Depok, (Antaranews Megapolitan) - Pakar Neurologi Universitas Indonesia (UI) Dr dr Salim Haris SpS(K), merumuskan suatu rumus diagnostik baru yang dapat mendeteksi ada atau tidaknya migren pada pasien yang mengeluhkan sakit kepala.

"Aliran pembuluh darah otak pada penderita migren terbukti tidak mampu melebar secara maksimal saat menahan napas dan mengecil lebih kuat saat bernapas cepat, sehingga proses menahan napas ini perlu dilakukan," kata Salim di Kampus UI, Selasa.

Metode baru tersebut ia sebut Indeks Vaskular Migrain (IVM). Rumus ini telah divalidasi dan mendapatkan hak atas kekayaan intetektual (HAKI) yang dikeluarkan oleh Kemenkumham RI dengan nomor pencatatan 086676 yang diumumkan pada 1 Januari 2017 dengan jangka waktu perlindungan yang berlaku selama 50 (lima puluh) tahun sejak pertama kali diumumkan.

IVM diketahui dengan mengukur nilai rata-rata kecepatan aliran sel darah merah ke otak. Pengukurannya menggunakan ultrasonografi doppler yang ditempelkan di pelipis.

Pasien saat proses ini harus menahan napas dan bernapas cepat, masing-masing selama 30 detik.

Dengan menggunakan IVM, katanya hasil diagnosis bisa mencapai 94,23 persen, sedangkan jika digabung dengan IHS, hasil diagnosis menjadi 98,08 persen. Salim berharap, IVM dapat meningkatkan hasil diagnosis pasien migren. Sebab, tanpa itu potensi efektivitas pengobatan pun menurun.

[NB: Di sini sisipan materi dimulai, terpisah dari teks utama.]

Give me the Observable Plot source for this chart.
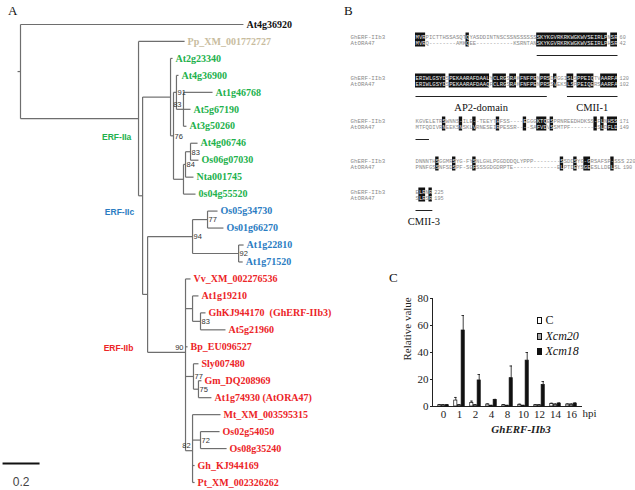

Pemeriksaan IVM sangat bermanfaat untuk menjaring orang dengan benar, agar mendapatkan pengobatan yang tepat, karena semakin lama migren tidak tertangani, semakin berat dan semakin sulit penanganan selanjutnya.

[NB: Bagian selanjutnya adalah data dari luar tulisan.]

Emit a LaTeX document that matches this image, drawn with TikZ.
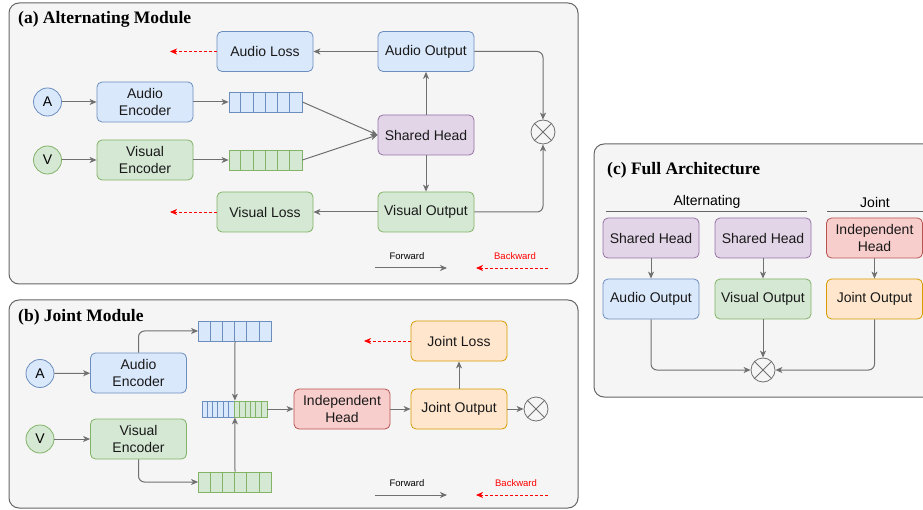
\documentclass[tikz,border=0pt]{standalone}
\usepackage{fontspec}
\setmainfont{Liberation Sans}
\newfontfamily\titlefont{Liberation Serif}
\usetikzlibrary{arrows.meta}

\definecolor{panelfill}{HTML}{F5F5F5}
\definecolor{panelline}{HTML}{666666}
\definecolor{arrowgray}{HTML}{707070}
\definecolor{bluefill}{HTML}{DAE8FC}
\definecolor{blueline}{HTML}{6C8EBF}
\definecolor{greenfill}{HTML}{D5E8D4}
\definecolor{greenline}{HTML}{82B366}
\definecolor{purplefill}{HTML}{E1D5E7}
\definecolor{purpleline}{HTML}{9673A6}
\definecolor{redfill}{HTML}{F8CECC}
\definecolor{redline}{HTML}{B85450}
\definecolor{orangefill}{HTML}{FFE6CC}
\definecolor{orangeline}{HTML}{D79B00}
\definecolor{backred}{HTML}{FF0000}

\newcommand{\boxfont}{\fontsize{14}{16.5}\selectfont}
\newcommand{\legendfont}{\fontsize{9.5}{11}\selectfont}
\newcommand{\panelfont}{\titlefont\bfseries\fontsize{17.5}{20}\selectfont}

\tikzset{
  panel/.style={fill=panelfill, draw=panelline, line width=1pt, rounded corners=10pt},
  paneltitle/.style={anchor=west, inner sep=0pt, font=\panelfont},
  box/.style={rounded corners=5pt, minimum width=96pt, minimum height=40pt,
    inner sep=0pt, align=center, font=\boxfont, line width=0.8pt, text=black!90},
  bluebox/.style={box, fill=bluefill, draw=blueline},
  greenbox/.style={box, fill=greenfill, draw=greenline},
  purplebox/.style={box, fill=purplefill, draw=purpleline},
  redbox/.style={box, fill=redfill, draw=redline},
  orangebox/.style={box, fill=orangefill, draw=orangeline},
  inputnode/.style={circle, minimum size=28pt, inner sep=0pt, font=\boxfont, line width=0.8pt},
  bluein/.style={inputnode, fill=bluefill, draw=blueline},
  greenin/.style={inputnode, fill=greenfill, draw=greenline},
  tokens/.style={minimum width=73pt, minimum height=20pt, inner sep=0pt, line width=0.8pt},
  bluetok/.style={tokens, fill=bluefill, draw=blueline},
  greentok/.style={tokens, fill=greenfill, draw=greenline},
  halftok/.style={minimum width=32.5pt, minimum height=16pt, inner sep=0pt, line width=0.8pt},
  combine/.style={circle, minimum size=24pt, inner sep=0pt, draw=arrowgray, line width=0.8pt},
  fwd/.style={draw=arrowgray, line width=1pt, -{Stealth[length=7pt, width=6pt, inset=2pt]}},
  bwd/.style={draw=backred, line width=0.9pt, dash pattern=on 3pt off 2pt,
    -{Stealth[length=7pt, width=6pt, inset=2pt]}},
  elbow/.style={fwd, rounded corners=6pt},
  legendtext/.style={font=\legendfont, inner sep=0pt},
  grouptext/.style={font=\boxfont, inner sep=0pt},
}

% cell dividers inside a token row
\newcommand{\cells}[4]{% node, number of cells, cell width, colour
  \foreach \i in {1,...,#2}{
    \draw[#4, line width=0.8pt] ([xshift=\i*#3]#1.north west) -- ([xshift=\i*#3]#1.south west);
  }
}
% a circle with a cross inside
\newcommand{\crossout}[1]{%
  \draw[arrowgray, line width=0.8pt] (#1.45) -- (#1.225) (#1.135) -- (#1.315);
}

\begin{document}
\begin{tikzpicture}[x=1pt, y=-1pt]
\useasboundingbox (0,0) rectangle (923,510);

% ---------------- panels ----------------
\draw[panel] (9,3) rectangle (578,284);
\draw[panel] (9,300) rectangle (578,508);
\draw[panel] (594,144) rectangle (940,397);

\node[paneltitle] (ta) at (18,19) {(a) Alternating Module};
\node[paneltitle] (tb) at (18,317) {(b) Joint Module};
\node[paneltitle] (tc) at (607,170) {(c) Full Architecture};

% ---------------- (a) alternating module ----------------
\node[bluein]  (aA) at (47.5,102) {A};
\node[greenin] (aV) at (47.5,160) {V};
\node[bluebox]  (aAE) at (145,102) {Audio\\Encoder};
\node[greenbox] (aVE) at (145,160) {Visual\\Encoder};
\node[bluetok]  (aAT) at (265.5,102) {};
\node[greentok] (aVT) at (265.5,160) {};
\cells{aAT}{5}{12.17pt}{blueline}
\cells{aVT}{5}{12.17pt}{greenline}
\node[bluebox]   (aAL) at (265,51.5) {Audio Loss};
\node[greenbox]  (aVL) at (265,212) {Visual Loss};
\node[bluebox]   (aAO) at (426,51.5) {Audio Output};
\node[purplebox] (aSH) at (426,135) {Shared Head};
\node[greenbox]  (aVO) at (426,212) {Visual Output};
\node[combine]   (aX)  at (543,132) {};
\crossout{aX}

\draw[fwd] (aA) -- (aAE);
\draw[fwd] (aV) -- (aVE);
\draw[fwd] (aAE) -- (aAT);
\draw[fwd] (aVE) -- (aVT);
\draw[fwd] (aAT.east) -- (aSH.west);
\draw[fwd] (aVT.east) -- (aSH.west);
\draw[fwd] (aSH) -- (aAO);
\draw[fwd] (aSH) -- (aVO);
\draw[fwd] (aAO) -- (aAL);
\draw[fwd] (aVO) -- (aVL);
\draw[elbow] (aAO.east) -| (aX.north);
\draw[elbow] (aVO.east) -| (aX.south);

\coordinate (aALend) at (170,51.5);
\coordinate (aVLend) at (170,212);
\draw[bwd] (aAL.west) -- (aALend);
\draw[bwd] (aVL.west) -- (aVLend);

% legend
\node[legendtext] (aFwd) at (407,256) {Forward};
\node[legendtext, text=backred] (aBwd) at (515,256) {Backward};
\coordinate (aF1) at (375,268);
\coordinate (aF2) at (447,268);
\coordinate (aB1) at (548,268);
\coordinate (aB2) at (476,268);
\draw[fwd] (aF1) -- (aF2);
\draw[bwd] (aB1) -- (aB2);

% ---------------- (b) joint module ----------------
\node[bluein]  (bA) at (40,373.5) {A};
\node[greenin] (bV) at (40,439) {V};
\node[bluebox]  (bAE) at (138.5,373) {Audio\\Encoder};
\node[greenbox] (bVE) at (138.5,439) {Visual\\Encoder};
\node[bluetok]  (bAT) at (235,331) {};
\node[greentok] (bVT) at (235,482) {};
\cells{bAT}{5}{12.17pt}{blueline}
\cells{bVT}{5}{12.17pt}{greenline}
\node[halftok, fill=bluefill, draw=blueline]   (bMA) at (218.25,409) {};
\node[halftok, fill=greenfill, draw=greenline] (bMV) at (250.75,409) {};
\cells{bMA}{5}{5.42pt}{blueline}
\cells{bMV}{5}{5.42pt}{greenline}
\node[redbox]    (bIH) at (342,409) {Independent\\Head};
\node[orangebox] (bJO) at (459,409) {Joint Output};
\node[orangebox] (bJL) at (459,341) {Joint Loss};
\node[combine]   (bX)  at (536,409) {};
\crossout{bX}

\draw[fwd] (bA) -- (bAE);
\draw[fwd] (bV) -- (bVE);
\draw[elbow] (bAE.north) |- (bAT.west);
\draw[elbow] (bVE.south) |- (bVT.west);
\draw[fwd] (bAT.south) -- (bMA.north east);
\draw[fwd] (bVT.north) -- (bMA.south east);
\draw[fwd] (bMV.east) -- (bIH.west);
\draw[fwd] (bIH) -- (bJO);
\draw[fwd] (bJO) -- (bJL);
\draw[fwd] (bJO) -- (bX);

\coordinate (bJLend) at (364,341);
\draw[bwd] (bJL.west) -- (bJLend);

% legend
\node[legendtext] (bFwd) at (407,483) {Forward};
\node[legendtext, text=backred] (bBwd) at (516,483) {Backward};
\coordinate (bF1) at (375,495);
\coordinate (bF2) at (447,495);
\coordinate (bB1) at (548,495);
\coordinate (bB2) at (476,495);
\draw[fwd] (bF1) -- (bF2);
\draw[bwd] (bB1) -- (bB2);

% ---------------- (c) full architecture ----------------
\node[grouptext] (cAlt) at (707,202) {Alternating};
\node[grouptext] (cJnt) at (875,202) {Joint};
\draw[panelline, line width=1pt] (606,212) -- (807,212);
\draw[panelline, line width=1pt] (827,212) -- (930,212);

\node[purplebox] (cSH1) at (651,238) {Shared Head};
\node[purplebox] (cSH2) at (763,238) {Shared Head};
\node[redbox]    (cIH)  at (874.5,238) {Independent\\Head};
\node[bluebox]   (cAO)  at (651,299) {Audio Output};
\node[greenbox]  (cVO)  at (763,299) {Visual Output};
\node[orangebox] (cJO)  at (874.5,299) {Joint Output};
\node[combine]   (cX)   at (763,370) {};
\crossout{cX}

\draw[fwd] (cSH1) -- (cAO);
\draw[fwd] (cSH2) -- (cVO);
\draw[fwd] (cIH) -- (cJO);
\draw[fwd] (cVO) -- (cX);
\draw[elbow] (cAO.south) |- (cX.west);
\draw[elbow] (cJO.south) |- (cX.east);

\end{tikzpicture}
\end{document}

Dengan hasil inovasi baru yang didapatkan ini, diharapkan UI memberikan sumbangsih bagi masyarakat, khususnya dunia kesehatan Indonesia.

Migren merupakan suatu kondisi yang dianggap umum oleh masyarakat, namun migren tidak dapat diremehkan. Menurut survei The Global Burden of Disease 2010 yang dilakukan World Health Organization (WHO), migren merupakan penyebab disabilitas ketujuh tertinggi global.

Prevelensi migren di Asia mencapai 22,4 persen berdasarkan penelitian di Hong Kong. Sedangkan, di Indonesia, prevelensi migren mencapai 22,4 persen berdasarkan studi populasi Balitbangkes Kemenkes RI.

Namun, diagnosis migren ternyata bukanlah hal yang mudah. Saat ini cenderung terjadi kondisi overdiagnosis migren di masyarakat. Masyarakat cenderung mengganggap sakit kepala sebelah adalah migren, padahal migren dapat terjadi di seluruh bagian kepala, bukan hanya di satu bagian saja.

Nyeri di kepala juga tidak harus migren, bisa saja hal tersebut merupakan indikasi sinusitis, sakit kepala servikogenik, sakit kepala tegang, dan banyak lagi.

Sedangkan metode diagnosis migren yang umum dipakai, International Headache Society (IHS) classification, menimbulkan banyak perbedaan persepsi dokter sehingga metode ini dapat menimbulkan kesalahan diagnosis (underdiagnosis) paling sedikit 50 persen. Overdiagnosis dan underdiagnosis menyebabkan penanganan migren yang tidak tepat.